● **Exercise**
Retype the lines beneath this one, from the first through the line containing "0.18, 0.19, 0.205];". Pictures are left out.

● **Collected material**
___
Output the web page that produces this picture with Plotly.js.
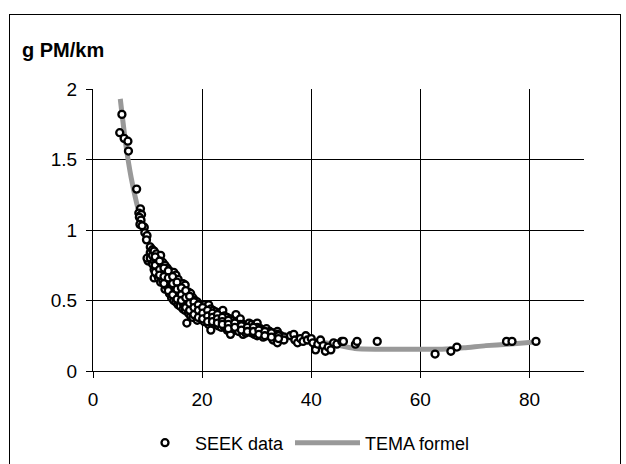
<!DOCTYPE html>
<html>
<head>
<meta charset="utf-8">
<script src="https://cdn.plot.ly/plotly-3.0.1.min.js"></script>
<style>
html,body{margin:0;padding:0;background:#fff;}
#wrap{position:relative;width:626px;height:464px;overflow:hidden;}
#frame{position:absolute;left:9px;top:14px;width:612px;height:470px;border:1px solid #000;box-sizing:border-box;}
#chart{position:absolute;left:0;top:0;width:626px;height:464px;}
</style>
</head>
<body>
<div id="wrap"><div id="frame"></div><div id="chart"></div></div>
<script>
// TEMA formel curve
const temaX = [5, 6, 7, 8, 9, 10, 12, 14, 16, 18, 20, 22, 25, 28, 31, 35, 40, 44, 48, 52, 56, 60, 64, 68, 72, 76, 81];
const temaY = [1.93, 1.61, 1.37, 1.19, 1.05, 0.93, 0.77, 0.66, 0.57, 0.51, 0.46, 0.42, 0.37, 0.33, 0.29, 0.26, 0.22, 0.19, 0.16, 0.155, 0.155, 0.155, 0.155, 0.165, 0.18, 0.19, 0.205];

// SEEK data points
const seekX = [
 4.9,5.3,5.7,6.4,6.5,8.0,8.7,8.4,8.6,8.9,8.5,8.8,8.6,9.4,9.0,9.5,9.9,9.8,10.1,9.9,
 10.5,10.5,10.5, 10.9,10.9,10.9, 11.2,11.2,11.2,11.2, 11.6,11.6,11.6,11.6, 12.0,12.0,12.0,12.0,
 12.4,12.4,12.4,12.4,12.4, 12.8,12.8,12.8,12.8, 13.2,13.2,13.2,13.2,13.2, 13.6,13.6,13.6,13.6,
 14.0,14.0,14.0,14.0,14.0, 14.4,14.4,14.4,14.4,14.4, 14.8,14.8,14.8,14.8,14.8, 15.2,15.2,15.2,15.2,15.2,
 15.6,15.6,15.6,15.6,15.6, 16.0,16.0,16.0,16.0,16.0, 16.5,16.5,16.5,16.5,16.5, 16.9,16.9,16.9,16.9,16.9,
 17.2,17.2,17.2, 17.5,17.5,17.5,17.5,17.5, 17.9,17.9,17.9,17.9,17.9, 18.3,18.3,18.3,18.3,18.3,
 18.7,18.7,18.7,18.7, 19.1,19.1,19.1,19.1,19.1, 19.5,19.5,19.5,19.5, 19.9,19.9,19.9,19.9,
 20.4,20.4,20.4,20.4,20.4, 20.8,20.8,20.8,20.8, 21.2,21.2,21.2,21.2,21.2, 21.6,21.6,21.6,21.6,21.6,
 22.0,22.0,22.0,22.0, 22.5,22.5,22.5,22.5, 23.0,23.0,23.0,23.0, 23.5,23.5,23.5,23.5, 23.8,
 24.1,24.1,24.1, 24.6,24.6,24.6,24.6, 25.2,25.2,25.2,25.2, 25.7,25.7,25.7, 26.2,26.2,26.2,26.2,
 26.7,26.7,26.7, 27.0,27.0, 27.5,27.5,27.5, 28.0,28.0,28.0, 28.6,28.6,28.6, 29.1,29.1,29.1,
 29.6,29.6,29.6, 30.1,30.1,30.1,30.1, 30.7,30.7, 31.2,31.2,31.2, 31.8,31.8,31.8, 32.4,32.4,
 33.0,33.0,33.0, 33.8,33.8,33.8, 34.4,34.4, 35.0,35.0,
 36.2,36.8,37.0,37.5,38.0,38.5,39.0,39.3,40.0,40.3,40.8,41.2,41.7,42.2,42.6,43.1,43.6,44.1,44.7,45.6,45.9,48.1,48.4,52.1,
 62.7,65.6,66.7,75.8,76.8,81.2,
 11.4,11.4,11.4, 12.2,12.2,12.2, 13.0,13.0,13.0, 13.8,13.8,13.8, 14.6,14.6,14.6, 15.4,15.4,15.4,
 16.2,16.2,16.2, 17.0,17.0,17.0, 17.7,17.7,17.7, 18.5,18.5,18.5, 19.3,19.3,19.3, 20.1,20.1,20.1,
 21.0,21.0,21.0, 21.9,21.9,21.9, 22.8,22.8,22.8, 23.7,23.7,23.7, 24.8,24.8,24.8, 26.0,26.0,
 27.2,27.2, 28.3,28.3, 29.4,29.4, 30.4,30.4, 31.5,31.5, 32.7,32.7, 34.0,34.0
];
const seekY = [
 1.69,1.82,1.65,1.63,1.56,1.29,1.15,1.12,1.10,1.11,1.09,1.07,1.04,1.02,1.03,0.98,0.96,0.93,0.78,0.80,
 0.88,0.84,0.80, 0.86,0.82,0.76, 0.85,0.78,0.66,0.72, 0.83,0.79,0.74,0.69, 0.80,0.76,0.71,0.66,
 0.82,0.74,0.70,0.67,0.63, 0.77,0.72,0.68,0.64, 0.75,0.70,0.66,0.61,0.58, 0.73,0.69,0.64,0.60,
 0.71,0.67,0.62,0.58,0.55, 0.69,0.65,0.60,0.56,0.52, 0.70,0.64,0.59,0.54,0.50, 0.68,0.62,0.57,0.53,0.49,
 0.65,0.60,0.55,0.51,0.47, 0.61,0.57,0.53,0.49,0.46, 0.62,0.56,0.52,0.48,0.44, 0.61,0.54,0.50,0.46,0.43,
 0.34,0.52,0.48, 0.56,0.51,0.47,0.44,0.41, 0.55,0.50,0.46,0.42,0.39, 0.52,0.48,0.44,0.41,0.38,
 0.50,0.46,0.43,0.40, 0.49,0.45,0.42,0.39,0.36, 0.47,0.44,0.41,0.38, 0.46,0.43,0.40,0.37,
 0.47,0.44,0.41,0.38,0.35, 0.45,0.42,0.39,0.36, 0.47,0.43,0.40,0.37,0.33, 0.44,0.41,0.38,0.35,0.29,
 0.43,0.40,0.37,0.34, 0.42,0.39,0.36,0.33, 0.41,0.38,0.35,0.32, 0.40,0.37,0.34,0.31, 0.43,
 0.39,0.36,0.31, 0.38,0.35,0.32,0.29, 0.37,0.34,0.31,0.26, 0.36,0.33,0.30, 0.40,0.35,0.32,0.29,
 0.34,0.31,0.28, 0.37,0.33, 0.33,0.30,0.26, 0.32,0.29,0.27, 0.34,0.31,0.28, 0.33,0.30,0.27,
 0.32,0.29,0.26, 0.34,0.31,0.28,0.25, 0.30,0.27, 0.29,0.26,0.24, 0.30,0.27,0.25, 0.28,0.25,
 0.27,0.24,0.22, 0.28,0.26,0.20, 0.25,0.23, 0.24,0.22,
 0.25,0.26,0.22,0.20,0.23,0.21,0.25,0.22,0.23,0.20,0.15,0.19,0.22,0.18,0.14,0.17,0.15,0.20,0.19,0.21,0.21,0.19,0.21,0.21,
 0.12,0.14,0.17,0.21,0.21,0.21,
 0.81,0.75,0.70, 0.78,0.72,0.68, 0.73,0.67,0.62, 0.71,0.66,0.57, 0.67,0.62,0.54, 0.63,0.58,0.51,
 0.59,0.54,0.50, 0.57,0.52,0.45, 0.53,0.48,0.43, 0.49,0.45,0.40, 0.47,0.43,0.38, 0.45,0.41,0.37,
 0.43,0.39,0.35, 0.41,0.38,0.35, 0.40,0.37,0.34, 0.38,0.35,0.33, 0.36,0.33,0.30, 0.34,0.31,
 0.32,0.29, 0.31,0.28, 0.31,0.28, 0.29,0.26, 0.28,0.25, 0.27,0.24, 0.25,0.23
];

const xTicks = [0, 20, 40, 60, 80];
const yTicks = [0, 0.5, 1, 1.5, 2];
const yTickText = ['0', '0.5', '1', '1.5', '2'];

const FONT = 'Liberation Sans, Arial, sans-serif';

const traces = [
  {
    x: temaX, y: temaY, type: 'scatter', mode: 'lines', name: 'TEMA formel', legend: 'legend2',
    line: {color: '#999999', width: 5, shape: 'spline', smoothing: 0.6}
  },
  {
    x: seekX, y: seekY, type: 'scatter', mode: 'markers', name: 'SEEK data', legend: 'legend',
    marker: {symbol: 'circle', size: 7, color: '#ffffff', line: {color: '#000000', width: 2.3}}
  }
];

const layout = {
  width: 626, height: 464,
  paper_bgcolor: 'rgba(0,0,0,0)', plot_bgcolor: 'rgba(0,0,0,0)',
  margin: {l: 93, r: 42, t: 89, b: 93, autoexpand: false},
  font: {family: FONT, size: 19, color: '#000'},
  title: {text: '<b>g PM/km</b>', font: {family: FONT, size: 20, color: '#000'},
          xref: 'container', yref: 'container', x: 22/626, xanchor: 'left', y: 1 - 50/464, yanchor: 'middle'},
  xaxis: {range: [0, 90], tickvals: xTicks, ticktext: xTicks.map(String), showgrid: true, gridcolor: '#000', gridwidth: 1,
          showline: true, linecolor: '#000', linewidth: 1, ticks: 'outside', ticklen: 6, tickcolor: '#000',
          ticklabelstandoff: 5, zeroline: false, tickfont: {size: 19}, fixedrange: true},
  yaxis: {range: [0, 2], tickvals: yTicks, ticktext: yTickText, showgrid: true, gridcolor: '#000', gridwidth: 1,
          showline: true, linecolor: '#000', linewidth: 1, ticks: 'outside', ticklen: 6, tickcolor: '#000',
          ticklabelstandoff: 5, zeroline: false, tickfont: {size: 19}, fixedrange: true},
  showlegend: true,
  legend: {orientation: 'h', x: (135 - 93) / 491, xanchor: 'left', y: (371 - 443) / 282, yanchor: 'middle',
           font: {size: 18}, bgcolor: 'rgba(0,0,0,0)', itemwidth: 50},
  legend2: {orientation: 'h', x: (290 - 93) / 491, xanchor: 'left', y: (371 - 443) / 282, yanchor: 'middle',
           font: {size: 18}, bgcolor: 'rgba(0,0,0,0)', itemwidth: 65}
};

Plotly.newPlot('chart', traces, layout, {staticPlot: true, displayModeBar: false});
</script>
</body>
</html>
___
● **The solution**
Output the web page that produces this picture with Plotly.js.
<!DOCTYPE html>
<html>
<head>
<meta charset="utf-8">
<script src="https://cdn.plot.ly/plotly-3.0.1.min.js"></script>
<style>
html,body{margin:0;padding:0;background:#fff;}
#wrap{position:relative;width:626px;height:464px;overflow:hidden;}
#frame{position:absolute;left:9px;top:14px;width:612px;height:470px;border:1px solid #000;box-sizing:border-box;}
#chart{position:absolute;left:0;top:0;width:626px;height:464px;}
</style>
</head>
<body>
<div id="wrap"><div id="frame"></div><div id="chart"></div></div>
<script>
// TEMA formel curve
const temaX = [5, 6, 7, 8, 9, 10, 12, 14, 16, 18, 20, 22, 25, 28, 31, 35, 40, 44, 48, 52, 56, 60, 64, 68, 72, 76, 81];
const temaY = [1.93, 1.61, 1.37, 1.19, 1.05, 0.93, 0.77, 0.66, 0.57, 0.51, 0.46, 0.42, 0.37, 0.33, 0.29, 0.26, 0.22, 0.19, 0.16, 0.155, 0.155, 0.155, 0.155, 0.165, 0.18, 0.19, 0.205];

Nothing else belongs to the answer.